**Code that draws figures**

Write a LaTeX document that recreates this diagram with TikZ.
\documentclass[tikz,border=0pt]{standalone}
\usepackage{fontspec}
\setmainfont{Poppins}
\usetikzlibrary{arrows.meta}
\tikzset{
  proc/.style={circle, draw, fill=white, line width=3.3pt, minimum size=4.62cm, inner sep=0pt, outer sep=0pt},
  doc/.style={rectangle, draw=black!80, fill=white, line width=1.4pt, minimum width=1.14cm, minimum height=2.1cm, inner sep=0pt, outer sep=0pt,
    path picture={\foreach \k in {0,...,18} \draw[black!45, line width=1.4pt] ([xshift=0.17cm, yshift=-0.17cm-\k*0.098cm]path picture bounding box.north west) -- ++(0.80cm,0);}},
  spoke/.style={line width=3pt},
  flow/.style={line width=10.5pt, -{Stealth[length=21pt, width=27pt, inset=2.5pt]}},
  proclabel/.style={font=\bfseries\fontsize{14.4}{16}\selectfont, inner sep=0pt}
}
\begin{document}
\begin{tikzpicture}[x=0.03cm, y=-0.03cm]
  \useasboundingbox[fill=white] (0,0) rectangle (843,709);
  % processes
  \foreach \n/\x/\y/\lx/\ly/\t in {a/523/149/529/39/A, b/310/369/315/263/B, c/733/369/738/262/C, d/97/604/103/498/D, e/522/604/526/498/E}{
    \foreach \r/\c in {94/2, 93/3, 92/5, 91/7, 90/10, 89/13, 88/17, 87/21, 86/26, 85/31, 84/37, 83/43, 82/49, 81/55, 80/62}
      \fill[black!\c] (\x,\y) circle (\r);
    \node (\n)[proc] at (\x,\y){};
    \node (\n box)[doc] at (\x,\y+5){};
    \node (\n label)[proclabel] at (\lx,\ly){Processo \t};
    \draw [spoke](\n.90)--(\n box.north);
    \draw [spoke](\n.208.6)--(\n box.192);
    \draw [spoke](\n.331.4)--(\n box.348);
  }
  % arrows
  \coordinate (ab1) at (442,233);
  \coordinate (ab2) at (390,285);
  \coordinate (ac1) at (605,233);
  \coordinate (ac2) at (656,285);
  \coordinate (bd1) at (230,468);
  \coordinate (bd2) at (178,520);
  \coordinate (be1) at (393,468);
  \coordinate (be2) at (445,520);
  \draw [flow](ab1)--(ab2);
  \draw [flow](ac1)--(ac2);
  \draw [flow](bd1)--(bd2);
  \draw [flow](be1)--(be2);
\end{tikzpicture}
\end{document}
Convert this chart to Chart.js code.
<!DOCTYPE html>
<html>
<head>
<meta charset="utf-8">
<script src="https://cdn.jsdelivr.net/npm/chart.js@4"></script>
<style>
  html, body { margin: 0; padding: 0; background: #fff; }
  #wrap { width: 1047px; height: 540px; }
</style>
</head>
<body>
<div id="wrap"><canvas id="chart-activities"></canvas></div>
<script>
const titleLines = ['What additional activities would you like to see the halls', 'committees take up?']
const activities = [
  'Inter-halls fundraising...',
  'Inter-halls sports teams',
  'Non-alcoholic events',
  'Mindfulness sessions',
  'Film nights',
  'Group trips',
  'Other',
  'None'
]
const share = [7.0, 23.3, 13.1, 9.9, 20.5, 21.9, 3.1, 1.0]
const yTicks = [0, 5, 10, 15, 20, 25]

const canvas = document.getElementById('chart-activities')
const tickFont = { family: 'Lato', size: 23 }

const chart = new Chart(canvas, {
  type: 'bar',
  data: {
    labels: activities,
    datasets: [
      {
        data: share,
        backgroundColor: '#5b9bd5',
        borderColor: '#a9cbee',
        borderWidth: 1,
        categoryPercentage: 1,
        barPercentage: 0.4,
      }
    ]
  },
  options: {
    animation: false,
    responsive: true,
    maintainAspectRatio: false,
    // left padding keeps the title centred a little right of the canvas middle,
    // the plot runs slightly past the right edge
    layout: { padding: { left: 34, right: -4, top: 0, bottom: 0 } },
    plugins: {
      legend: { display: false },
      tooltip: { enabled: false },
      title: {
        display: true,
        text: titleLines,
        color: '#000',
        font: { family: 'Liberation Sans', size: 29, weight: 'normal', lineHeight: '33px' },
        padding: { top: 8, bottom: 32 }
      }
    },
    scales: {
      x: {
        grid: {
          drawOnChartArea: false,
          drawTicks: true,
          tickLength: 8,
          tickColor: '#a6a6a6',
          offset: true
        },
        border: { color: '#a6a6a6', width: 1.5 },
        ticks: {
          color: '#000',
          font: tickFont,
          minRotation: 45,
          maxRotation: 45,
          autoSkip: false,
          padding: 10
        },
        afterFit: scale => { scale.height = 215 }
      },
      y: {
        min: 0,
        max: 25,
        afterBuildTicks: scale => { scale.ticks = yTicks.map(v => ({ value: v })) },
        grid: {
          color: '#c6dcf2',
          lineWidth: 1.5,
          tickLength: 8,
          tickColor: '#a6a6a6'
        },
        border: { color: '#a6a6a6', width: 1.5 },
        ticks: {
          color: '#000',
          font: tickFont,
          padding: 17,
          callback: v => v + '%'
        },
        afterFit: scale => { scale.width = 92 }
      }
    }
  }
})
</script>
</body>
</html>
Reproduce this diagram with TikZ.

**Work required**
Write the whole listing out again. Keep every line exactly as it is.

**Answer for this exercise**
Write a LaTeX document that recreates this diagram with TikZ.
\documentclass[tikz,border=0pt]{standalone}
\usepackage{fontspec}
\setmainfont{Poppins}
\usetikzlibrary{arrows.meta}
\tikzset{
  proc/.style={circle, draw, fill=white, line width=3.3pt, minimum size=4.62cm, inner sep=0pt, outer sep=0pt},
  doc/.style={rectangle, draw=black!80, fill=white, line width=1.4pt, minimum width=1.14cm, minimum height=2.1cm, inner sep=0pt, outer sep=0pt,
    path picture={\foreach \k in {0,...,18} \draw[black!45, line width=1.4pt] ([xshift=0.17cm, yshift=-0.17cm-\k*0.098cm]path picture bounding box.north west) -- ++(0.80cm,0);}},
  spoke/.style={line width=3pt},
  flow/.style={line width=10.5pt, -{Stealth[length=21pt, width=27pt, inset=2.5pt]}},
  proclabel/.style={font=\bfseries\fontsize{14.4}{16}\selectfont, inner sep=0pt}
}
\begin{document}
\begin{tikzpicture}[x=0.03cm, y=-0.03cm]
  \useasboundingbox[fill=white] (0,0) rectangle (843,709);
  % processes
  \foreach \n/\x/\y/\lx/\ly/\t in {a/523/149/529/39/A, b/310/369/315/263/B, c/733/369/738/262/C, d/97/604/103/498/D, e/522/604/526/498/E}{
    \foreach \r/\c in {94/2, 93/3, 92/5, 91/7, 90/10, 89/13, 88/17, 87/21, 86/26, 85/31, 84/37, 83/43, 82/49, 81/55, 80/62}
      \fill[black!\c] (\x,\y) circle (\r);
    \node (\n)[proc] at (\x,\y){};
    \node (\n box)[doc] at (\x,\y+5){};
    \node (\n label)[proclabel] at (\lx,\ly){Processo \t};
    \draw [spoke](\n.90)--(\n box.north);
    \draw [spoke](\n.208.6)--(\n box.192);
    \draw [spoke](\n.331.4)--(\n box.348);
  }
  % arrows
  \coordinate (ab1) at (442,233);
  \coordinate (ab2) at (390,285);
  \coordinate (ac1) at (605,233);
  \coordinate (ac2) at (656,285);
  \coordinate (bd1) at (230,468);
  \coordinate (bd2) at (178,520);
  \coordinate (be1) at (393,468);
  \coordinate (be2) at (445,520);
  \draw [flow](ab1)--(ab2);
  \draw [flow](ac1)--(ac2);
  \draw [flow](bd1)--(bd2);
  \draw [flow](be1)--(be2);
\end{tikzpicture}
\end{document}
Convert this chart to Chart.js code.
<!DOCTYPE html>
<html>
<head>
<meta charset="utf-8">
<script src="https://cdn.jsdelivr.net/npm/chart.js@4"></script>
<style>
  html, body { margin: 0; padding: 0; background: #fff; }
  #wrap { width: 1047px; height: 540px; }
</style>
</head>
<body>
<div id="wrap"><canvas id="chart-activities"></canvas></div>
<script>
const titleLines = ['What additional activities would you like to see the halls', 'committees take up?']
const activities = [
  'Inter-halls fundraising...',
  'Inter-halls sports teams',
  'Non-alcoholic events',
  'Mindfulness sessions',
  'Film nights',
  'Group trips',
  'Other',
  'None'
]
const share = [7.0, 23.3, 13.1, 9.9, 20.5, 21.9, 3.1, 1.0]
const yTicks = [0, 5, 10, 15, 20, 25]

const canvas = document.getElementById('chart-activities')
const tickFont = { family: 'Lato', size: 23 }

const chart = new Chart(canvas, {
  type: 'bar',
  data: {
    labels: activities,
    datasets: [
      {
        data: share,
        backgroundColor: '#5b9bd5',
        borderColor: '#a9cbee',
        borderWidth: 1,
        categoryPercentage: 1,
        barPercentage: 0.4,
      }
    ]
  },
  options: {
    animation: false,
    responsive: true,
    maintainAspectRatio: false,
    // left padding keeps the title centred a little right of the canvas middle,
    // the plot runs slightly past the right edge
    layout: { padding: { left: 34, right: -4, top: 0, bottom: 0 } },
    plugins: {
      legend: { display: false },
      tooltip: { enabled: false },
      title: {
        display: true,
        text: titleLines,
        color: '#000',
        font: { family: 'Liberation Sans', size: 29, weight: 'normal', lineHeight: '33px' },
        padding: { top: 8, bottom: 32 }
      }
    },
    scales: {
      x: {
        grid: {
          drawOnChartArea: false,
          drawTicks: true,
          tickLength: 8,
          tickColor: '#a6a6a6',
          offset: true
        },
        border: { color: '#a6a6a6', width: 1.5 },
        ticks: {
          color: '#000',
          font: tickFont,
          minRotation: 45,
          maxRotation: 45,
          autoSkip: false,
          padding: 10
        },
        afterFit: scale => { scale.height = 215 }
      },
      y: {
        min: 0,
        max: 25,
        afterBuildTicks: scale => { scale.ticks = yTicks.map(v => ({ value: v })) },
        grid: {
          color: '#c6dcf2',
          lineWidth: 1.5,
          tickLength: 8,
          tickColor: '#a6a6a6'
        },
        border: { color: '#a6a6a6', width: 1.5 },
        ticks: {
          color: '#000',
          font: tickFont,
          padding: 17,
          callback: v => v + '%'
        },
        afterFit: scale => { scale.width = 92 }
      }
    }
  }
})
</script>
</body>
</html>
Reproduce this diagram with TikZ.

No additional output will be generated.